The unimpeachable truth at the heart of the 2002 film Adaptation is that authors would rather write themselves into hellish, complicated metafictions than do emotionally difficult work. In case you haven't seen the film, here’s a synopsis: It’s written by Charlie Kaufman about a screenwriter named Charlie Kaufman writing a film. I’m reminded of that movie every time I have to write something difficult and instead find myself writing about the process of writing something difficult.
Anyways, I failed all of the goals I set for myself at the beginning of 2023 and I can’t decide how to break the news to you.
I’ve tried to write this story so, so many times now. I’ve tried reframing my goals. I’ve tried writing about maladaptive perfectionism. I’ve tried explaining how yearly goals are instruments of change, but not necessarily the right tool for every change you might want to make. I’ve tried writing about the numerous times people bullied me while playing tabletop games and why… uh, hmm. I don’t remember why I started writing about that, but there are a lot of examples and I promise it made sense at the time.
None of those attempts to reflect on 2023 captured the whole story behind my goals and my life and the way things went, so I threw them out and started over. Every attempt to walk the thin line between self-flagellation and hollow, anodyne navel-gazing veered too hard in one direction or the other. Now I’m on my fifth attempt, looking down on all those failures to write about other failures. I’m squinting and I still can’t make a cohesive picture out of it.
Maybe I need to climb higher.
Maybe this story is, in fact, the real story.
Let’s talk about my failure to write about my failures to write about my failed goals for 2023.
Failure is defined in the Merriam-Webster dictionary as
No. No, I’m not doing that.
I’ll do the harder thing. I’ll entertain the remote possibility that there is no fairy-tale lesson waiting at the end of one middle-aged man’s half-hearted attempt to order less delivery and read a biography every two months. I feel bad and I have an apophenic tendency to go searching for the meaning behind every bad feeling in my brain, but perhaps there is no satisfying kernel of truth waiting for anyone at the end of this essay.

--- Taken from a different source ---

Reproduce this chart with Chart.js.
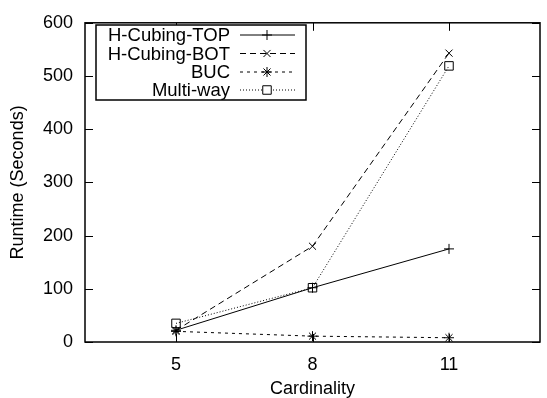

I’m disappointed because “I stopped caring” is such a boorish and vulgar excuse for coming up short at the end of the year. But, y’know, it’s true. I stopped counting my Doordash deliveries back in July. I stopped reading biographies around the same time, too. My goals died on the vine like so many Duolingo streaks and swiped-away reminders to hit the gym. It’s a painfully common and entirely relatable outcome for a couple of common and relatable goals.
So, that’s it! The lesson was in the metafiction after all: Sometimes failure tells no tales. Despite my best efforts to pathologize every failure, the only thing failure really has to say is that I started with a plan. I deviated from that plan and I still had a great year and I’m fine.
Failure can be normal and boring. Oops.